First ['salt flour yogurt oil ghee', 'salt cake flour baking soda buttermilk flour', 'salt pistachios butter flour cake flour cherries sugar vanilla', 'salt butter bread flour egg yeast sugar flour', 'salt wheat flour honey olive oil yeast water flour', 'kimchi salt pork canola oil egg rice flour scallions flour', 'lemon butter egg apples rice flour sugar flour', 'salt butter bread flour egg yeast sugar milk flour', 'wheat flour salt cumin seed flour water ghee', 'wheat flour salt honey black pepper warm water tomato sauce basil corn flour oregano olive oil yeast rosemary flour', 'cream cheese salt butter corn flour egg vanilla sugar milk flour', 'wheat flour salt rice ginger cinnamon peanut oil nutmeg paprika flour', 'butter egg tea sugar flour', 'butter vanilla sugar milk flour', 'salt butter black pepper crab flour', 'salt vegetables egg baking powder shrimp rice flour cold water oil flour']
this is ing Score [[5.11735017 4.31274261 5.46509298 4.41377885]]
Regular List [5.1173501678

### 5. Add ingredient to recipe

This is simply adding a word to `recipe_seed_str`

In [None]:
# TODO: add the first important ingredient to list of ingredients
for idx in sxten_im[:1]:
    ingredient = vocab[idx]
    if ingredient not in recipe_seed_str:
        recipe_seed_str = f'{recipe_seed_str} {ingredient}'
recipe_seed_str

### 6. Repeat (Optional)

Now we can repeat this process until we get an empty list of important ingredients: 
1. Encode current recipe
2. Find similar recipes
3. Find important ingredients
4. Add important ingredient

Might be helpful to define a couple of functions, like `find_similar_recipes()` and `find_important_ingredients()`...

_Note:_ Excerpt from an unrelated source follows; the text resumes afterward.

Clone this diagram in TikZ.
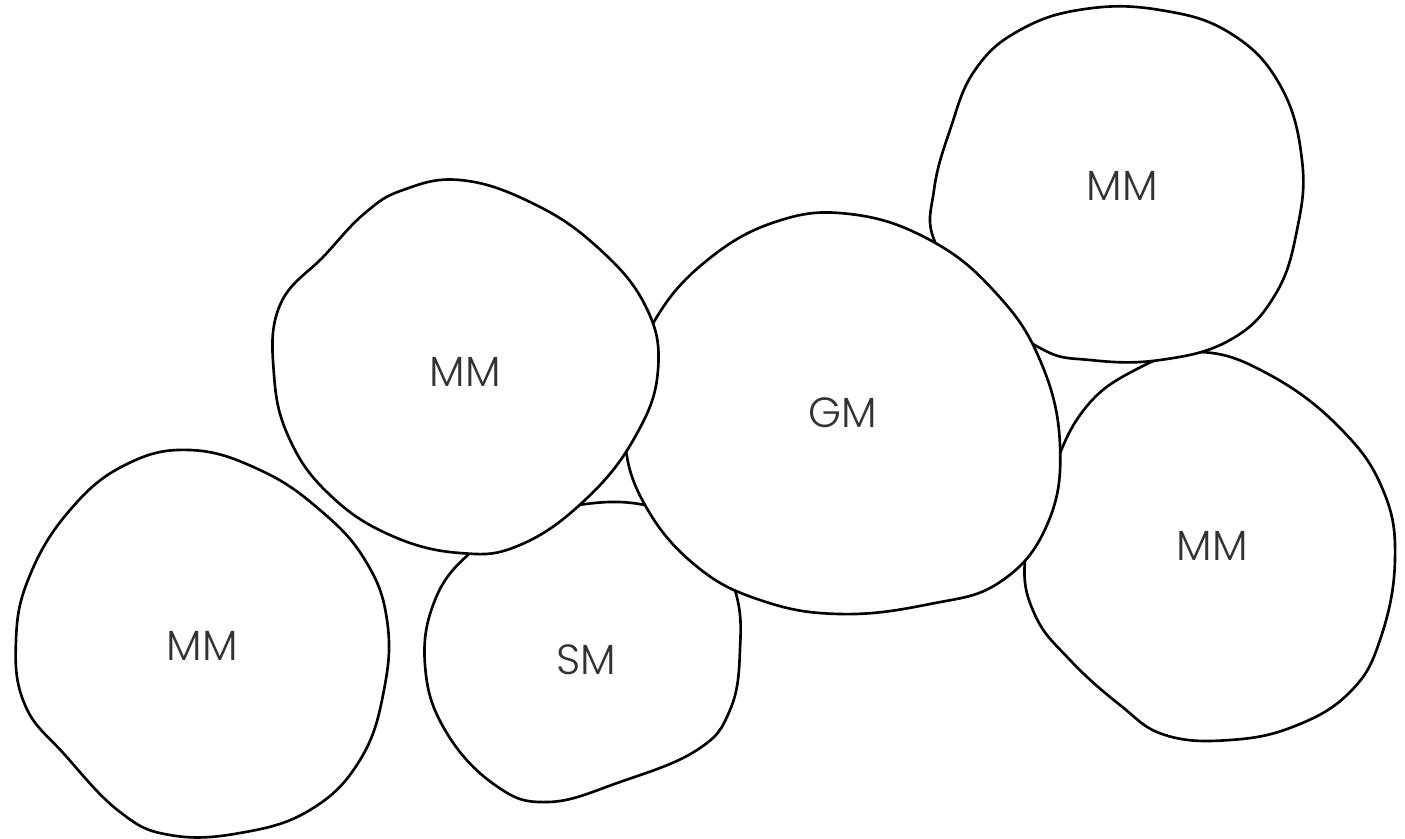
\documentclass[tikz,border=0pt]{standalone}
\usepackage{fontspec}
\setmainfont{Poppins}[UprightFont=* Light]
\begin{document}
\begin{tikzpicture}[x=0.01cm,y=-0.01cm,
  blob/.style={draw=black,fill=white,line width=0.75pt,line join=round},
  lbl/.style={font=\fontsize{12}{14}\selectfont,text=black!80}]
\useasboundingbox[fill=white] (0,0) rectangle (1405,838);
% SM
\draw[blob] plot[smooth cycle,tension=0.7] coordinates {(470,553) (435,600) (425,665) (445,730) (495,785) (548,802) (620,782) (697,750) (730,710) (740,650) (735,590) (705,530) (645,505) (578,505) (520,522)};
% right MM
\draw[blob] plot[smooth cycle,tension=0.7] coordinates {(1200,352) (1270,375) (1340,428) (1383,490) (1395,560) (1380,640) (1350,692) (1295,726) (1230,740) (1165,735) (1120,705) (1070,660) (1035,615) (1025,560) (1045,495) (1080,415) (1135,370)};
% top right MM
\draw[blob] plot[smooth cycle,tension=0.7] coordinates {(935,242) (934,190) (950,130) (975,70) (1020,30) (1085,9) (1160,10) (1230,33) (1280,85) (1302,160) (1297,230) (1275,295) (1230,340) (1160,360) (1090,360) (1040,348) (980,300)};
% GM
\draw[blob] plot[smooth cycle,tension=0.7] coordinates {(655,320) (705,262) (775,222) (850,214) (930,240) (995,292) (1040,360) (1060,445) (1047,525) (1000,582) (930,604) (840,614) (760,600) (695,565) (645,505) (625,440) (635,380)};
% left middle MM
\draw[blob] plot[smooth cycle,tension=0.7] coordinates {(403,190) (460,180) (530,202) (595,245) (645,305) (658,370) (635,437) (585,500) (520,545) (460,553) (390,535) (330,495) (290,440) (274,375) (280,305) (325,255) (365,213)};
% bottom left MM
\draw[blob] plot[smooth cycle,tension=0.7] coordinates {(190,450) (260,470) (320,510) (365,560) (387,620) (384,690) (360,760) (310,810) (240,833) (170,835) (120,812) (65,755) (25,705) (16,640) (30,575) (70,510) (125,465)};
\node[lbl] (mmA) at (465,372) {MM};
\node[lbl] (gm) at (843,413) {GM};
\node[lbl] (mmB) at (1122,186) {MM};
\node[lbl] (mmC) at (1212,546) {MM};
\node[lbl] (mmD) at (202,646) {MM};
\node[lbl] (sm) at (586,660) {SM};
\end{tikzpicture}
\end{document}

Only do this step if you're really curious about experimenting with generating unconventional ingredient lists. It's not going to be graded.

In [104]:
# TODO: Create find_similar_recipes(ingredients, recipes, vectorizer)
def find_similar_recipes(recipes, seed, vectorizer):
    ##v Vectorizing
    recipes_vct = vectorizer.fit_transform(recipes)
    seed_vec = vectorizer.transform([seed])
    
    ## Distance from the seed to each vector
    distance = []
    for vector in recipes_vct:
        difference = seed_vec - vector
        difference_squared = difference.multiply(difference)
        squared_sum = difference_squared.sum()
        sum_square_root = (squared_sum)**0.5
        distance.append(sum_square_root)
    
    #sorts the nearst to the seed vector
    indicis = argsort(distance)

    top_ten_recipes = []
    for index in indicis[:15]:
        recipe = recipes[index]
        top_ten_recipes.append(recipe)


    return top_ten_recipes

# TODO: Create find_important_ingredients(recipes)
def find_important_ingredients(recipes):
    ## Encoding
    vectorizer = TfidfVectorizer(stop_words="english", min_df=5, max_df=0.75, max_features=30_000, ngram_range=(1,2))
    recipes_vec = vectorizer.fit_transform(recipes)

    ## Score for each ingredient in the sparse matrix
    ingredients_score = recipes_vec.sum(axis=0)

    ## Sparse score vector to regular list
    regular_list = ingredients_score.tolist()[0]

    ## Sort the most important ingredients top to buttom
    indicis = argsort(regular_list, reverse=True)

    ## The actual words
    vocab = vectorizer.get_feature_names_out()
    
    top_ingredients = []
    for index in indicis[:10]:
        ingredient = vocab[index]
        top_ingredients.append(ingredient)

    return top_ingredients

In [107]:
all_recipes = ingredients 

In [108]:
vectorizer = TfidfVectorizer(stop_words="english", min_df=5, max_df=0.75, max_features=30_000 , ngram_range=(1, 2))

In [109]:
seed = "flour"

In [110]:
# TODO: Create recipe by repeating calls to find_similar_recipes() and find_important_ingredients()
seed_set = set(seed.split())

for rount in range(25):
    recipes = find_similar_recipes(all_recipes, seed, vectorizer) ## 10 related recipes
    top_ingredient = find_important_ingredients(recipes) ## 5 Top related ingredients

    added = False 
    for ingredient in top_ingredient:
        if ingredient not in seed_set:    
            seed += f' {ingredient}'
            seed_set.add(ingredient)
            print(f'{ingredient} was added to your recipe')
            added = True
            break
    if not added: 
        print("No new ingredients found")
        break

print(f'MY FINAL RECIPE: {seed}')

butter was added to your recipe
sugar was added to your recipe
sugar flour was added to your recipe
salt was added to your recipe
egg was added to your recipe
salt egg was added to your recipe
vanilla was added to your recipe
egg vanilla was added to your recipe
milk was added to your recipe
sugar milk was added to your recipe
vanilla sugar was added to your recipe
milk flour was added to your recipe
salt butter was added to your recipe
No new ingredients found
MY FINAL RECIPE: flour butter sugar sugar flour salt egg salt egg vanilla egg vanilla milk sugar milk vanilla sugar milk flour salt butter


Not bad, we will have very sweet sugar vanilla cake maybe with a bit of salt!